The Reaper's Empty Hand: Harvesting Without Profit
When the psalmist declares that 'the mower filleth not his hand,' he speaks of a peculiar harvest—one destined never to fill the reaper's grasp. Mrs. Finn, observing harvest customs in the Holy Land in 1866, illuminated this ancient practice: the grain was not cut with a sickle but rather pulled from the earth by hand. Each handful, once seized, was given a flourishing swing upward into the reaper's bosom—a gesture of gathering, yet paradoxically, of releasing.
This image captures the soul's experience under persistent affliction. Like those who pluck grain only to see it slip away, the psalmist's people faced enemies who stripped their labor of all reward. The 'mower' worked without filling his hand—his efforts yielded no sustenance, no security, no visible return. The very motion that should have brought abundance instead brought only the motion of loss.

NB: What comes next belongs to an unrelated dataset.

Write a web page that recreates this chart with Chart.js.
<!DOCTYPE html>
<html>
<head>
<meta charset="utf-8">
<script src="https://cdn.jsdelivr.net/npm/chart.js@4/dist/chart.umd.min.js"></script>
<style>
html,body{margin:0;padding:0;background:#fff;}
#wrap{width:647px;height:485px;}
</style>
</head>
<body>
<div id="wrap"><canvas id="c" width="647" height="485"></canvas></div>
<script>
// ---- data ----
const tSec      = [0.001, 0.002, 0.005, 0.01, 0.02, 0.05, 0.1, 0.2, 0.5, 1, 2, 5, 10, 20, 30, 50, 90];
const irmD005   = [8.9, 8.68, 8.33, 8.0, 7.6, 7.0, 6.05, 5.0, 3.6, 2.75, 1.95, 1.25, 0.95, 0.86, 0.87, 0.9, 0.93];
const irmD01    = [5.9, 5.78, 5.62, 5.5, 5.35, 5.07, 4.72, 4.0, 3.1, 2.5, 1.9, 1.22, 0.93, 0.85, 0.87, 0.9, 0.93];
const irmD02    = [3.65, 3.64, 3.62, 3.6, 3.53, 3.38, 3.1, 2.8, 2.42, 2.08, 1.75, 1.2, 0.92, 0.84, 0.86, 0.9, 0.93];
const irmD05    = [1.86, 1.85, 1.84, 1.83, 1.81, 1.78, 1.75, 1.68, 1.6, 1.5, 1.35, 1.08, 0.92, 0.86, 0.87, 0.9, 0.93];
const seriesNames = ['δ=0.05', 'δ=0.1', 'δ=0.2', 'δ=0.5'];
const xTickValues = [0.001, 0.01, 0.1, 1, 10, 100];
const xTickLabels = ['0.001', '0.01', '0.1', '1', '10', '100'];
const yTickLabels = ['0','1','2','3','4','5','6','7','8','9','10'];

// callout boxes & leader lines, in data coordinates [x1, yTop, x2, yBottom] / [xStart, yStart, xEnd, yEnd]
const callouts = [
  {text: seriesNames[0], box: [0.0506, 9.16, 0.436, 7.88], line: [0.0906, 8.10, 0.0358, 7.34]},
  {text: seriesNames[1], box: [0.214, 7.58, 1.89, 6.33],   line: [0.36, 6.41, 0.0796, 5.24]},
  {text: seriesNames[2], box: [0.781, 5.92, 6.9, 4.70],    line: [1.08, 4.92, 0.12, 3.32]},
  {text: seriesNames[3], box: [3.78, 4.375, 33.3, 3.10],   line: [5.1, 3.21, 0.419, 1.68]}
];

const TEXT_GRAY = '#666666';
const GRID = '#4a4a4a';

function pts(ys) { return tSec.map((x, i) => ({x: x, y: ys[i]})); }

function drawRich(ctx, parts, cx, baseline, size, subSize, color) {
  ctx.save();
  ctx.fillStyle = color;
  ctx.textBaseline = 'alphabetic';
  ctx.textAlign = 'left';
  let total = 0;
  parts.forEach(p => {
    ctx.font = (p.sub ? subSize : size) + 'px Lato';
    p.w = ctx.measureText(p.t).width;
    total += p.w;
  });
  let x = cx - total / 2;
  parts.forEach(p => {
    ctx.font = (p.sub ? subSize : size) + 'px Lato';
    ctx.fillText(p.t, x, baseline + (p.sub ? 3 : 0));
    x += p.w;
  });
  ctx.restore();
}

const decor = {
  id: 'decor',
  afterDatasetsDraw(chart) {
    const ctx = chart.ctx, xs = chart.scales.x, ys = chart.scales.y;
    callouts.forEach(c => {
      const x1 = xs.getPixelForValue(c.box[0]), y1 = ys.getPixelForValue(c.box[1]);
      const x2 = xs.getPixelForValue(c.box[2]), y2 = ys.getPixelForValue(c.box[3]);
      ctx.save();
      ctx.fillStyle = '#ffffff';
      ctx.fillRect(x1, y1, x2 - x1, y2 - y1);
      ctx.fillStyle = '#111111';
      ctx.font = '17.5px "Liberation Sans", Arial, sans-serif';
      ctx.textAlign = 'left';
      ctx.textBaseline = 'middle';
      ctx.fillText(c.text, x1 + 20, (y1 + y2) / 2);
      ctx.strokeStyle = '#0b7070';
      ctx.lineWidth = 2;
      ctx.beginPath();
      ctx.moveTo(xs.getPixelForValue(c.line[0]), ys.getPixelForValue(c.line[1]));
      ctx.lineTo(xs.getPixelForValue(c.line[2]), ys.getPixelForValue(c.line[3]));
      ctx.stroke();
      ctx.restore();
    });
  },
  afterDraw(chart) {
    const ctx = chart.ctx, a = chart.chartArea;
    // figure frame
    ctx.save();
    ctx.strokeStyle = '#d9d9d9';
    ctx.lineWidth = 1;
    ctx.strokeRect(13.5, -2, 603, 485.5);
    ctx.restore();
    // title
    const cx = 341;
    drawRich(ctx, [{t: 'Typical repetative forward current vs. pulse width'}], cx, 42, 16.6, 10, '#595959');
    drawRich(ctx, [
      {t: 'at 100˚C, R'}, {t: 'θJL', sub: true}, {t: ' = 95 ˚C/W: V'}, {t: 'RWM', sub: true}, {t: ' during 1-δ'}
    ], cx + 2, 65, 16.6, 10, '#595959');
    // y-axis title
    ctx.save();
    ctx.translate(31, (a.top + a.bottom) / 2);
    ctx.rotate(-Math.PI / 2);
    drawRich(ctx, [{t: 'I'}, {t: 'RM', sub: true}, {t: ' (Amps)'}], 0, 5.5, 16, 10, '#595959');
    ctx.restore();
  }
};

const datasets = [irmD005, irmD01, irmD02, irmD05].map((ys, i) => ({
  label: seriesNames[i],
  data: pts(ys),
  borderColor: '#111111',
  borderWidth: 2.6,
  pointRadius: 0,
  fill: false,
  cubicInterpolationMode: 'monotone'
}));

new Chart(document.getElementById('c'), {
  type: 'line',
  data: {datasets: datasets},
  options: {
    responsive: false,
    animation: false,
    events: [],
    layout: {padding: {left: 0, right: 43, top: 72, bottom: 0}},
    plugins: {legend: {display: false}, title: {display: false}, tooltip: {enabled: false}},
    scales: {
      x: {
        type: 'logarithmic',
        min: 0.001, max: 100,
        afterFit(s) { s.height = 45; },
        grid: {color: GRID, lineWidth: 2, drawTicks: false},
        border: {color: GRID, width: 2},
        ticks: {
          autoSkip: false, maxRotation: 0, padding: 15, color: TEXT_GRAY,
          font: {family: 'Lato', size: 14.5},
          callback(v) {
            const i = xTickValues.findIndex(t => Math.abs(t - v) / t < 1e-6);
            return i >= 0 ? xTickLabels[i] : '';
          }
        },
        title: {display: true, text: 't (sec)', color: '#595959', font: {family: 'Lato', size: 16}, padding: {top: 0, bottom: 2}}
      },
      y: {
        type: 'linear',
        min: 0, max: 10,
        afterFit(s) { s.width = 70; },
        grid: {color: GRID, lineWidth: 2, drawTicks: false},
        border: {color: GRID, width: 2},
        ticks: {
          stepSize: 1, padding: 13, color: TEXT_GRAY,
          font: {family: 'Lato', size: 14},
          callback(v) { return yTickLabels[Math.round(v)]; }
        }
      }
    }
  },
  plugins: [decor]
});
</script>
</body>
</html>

Yet the psalmist records this not in despair but in defiance. He testifies to the Almighty's faithfulness: those who sow discord against Zion's people shall reap nothing but shame. The empty hand of the unjust reaper becomes evidence of Jehovah's justice. Their fruitless labor proves that God guards His own, even when earthly circumstances suggest otherwise. The harvest they plot shall feed them nothing—only their wickedness returns to them.